La restauration d’une police républicaine est une impérieuse nécessité car les violences et les débordements qui ont eu lieu dans plusieurs affaires ne sont pas excusables : si des policiers ont abusé de leur autorité allant jusqu’à attenter à la vie de citoyens, ils doivent être jugés et sévèrement punis. Au-delà, nous nous devons de comprendre politiquement les raisons de ces dérives, et Il faut ne pas hésiter à remettre en cause la hiérarchie, les ordres, le changement de stratégie impulsé par le haut depuis une dizaine d’années pour le maintien de l’ordre et leur apporter une réponse globale.

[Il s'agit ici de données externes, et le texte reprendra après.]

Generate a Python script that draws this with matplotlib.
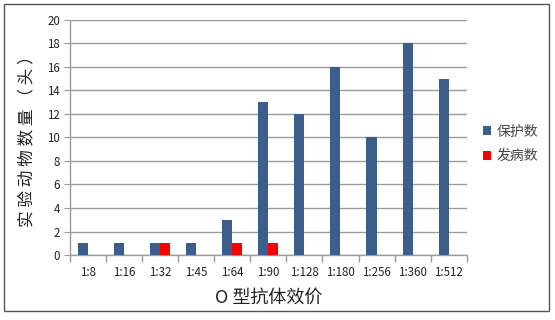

Par ailleurs, Il faut résister à la surenchère et aux raccourcis : la police française n’est pas raciste, mais il y a, sans aucun doute, des racistes dans la police, comme partout ailleurs, dans l’ensemble de la société.
Et comme partout dans la société, le racisme est un délit et la culture de l’impunité ou le laisser faire, comme le montre le développement d’un groupe facebook de 8000 policiers qui assènent des propos racistes, contribuent à généraliser le sentiment de racisme de la police dans l’opinion.
La sécurité est un droit pour tous les Français, mais ne peut être garantie que dans un cadre strictement républicain.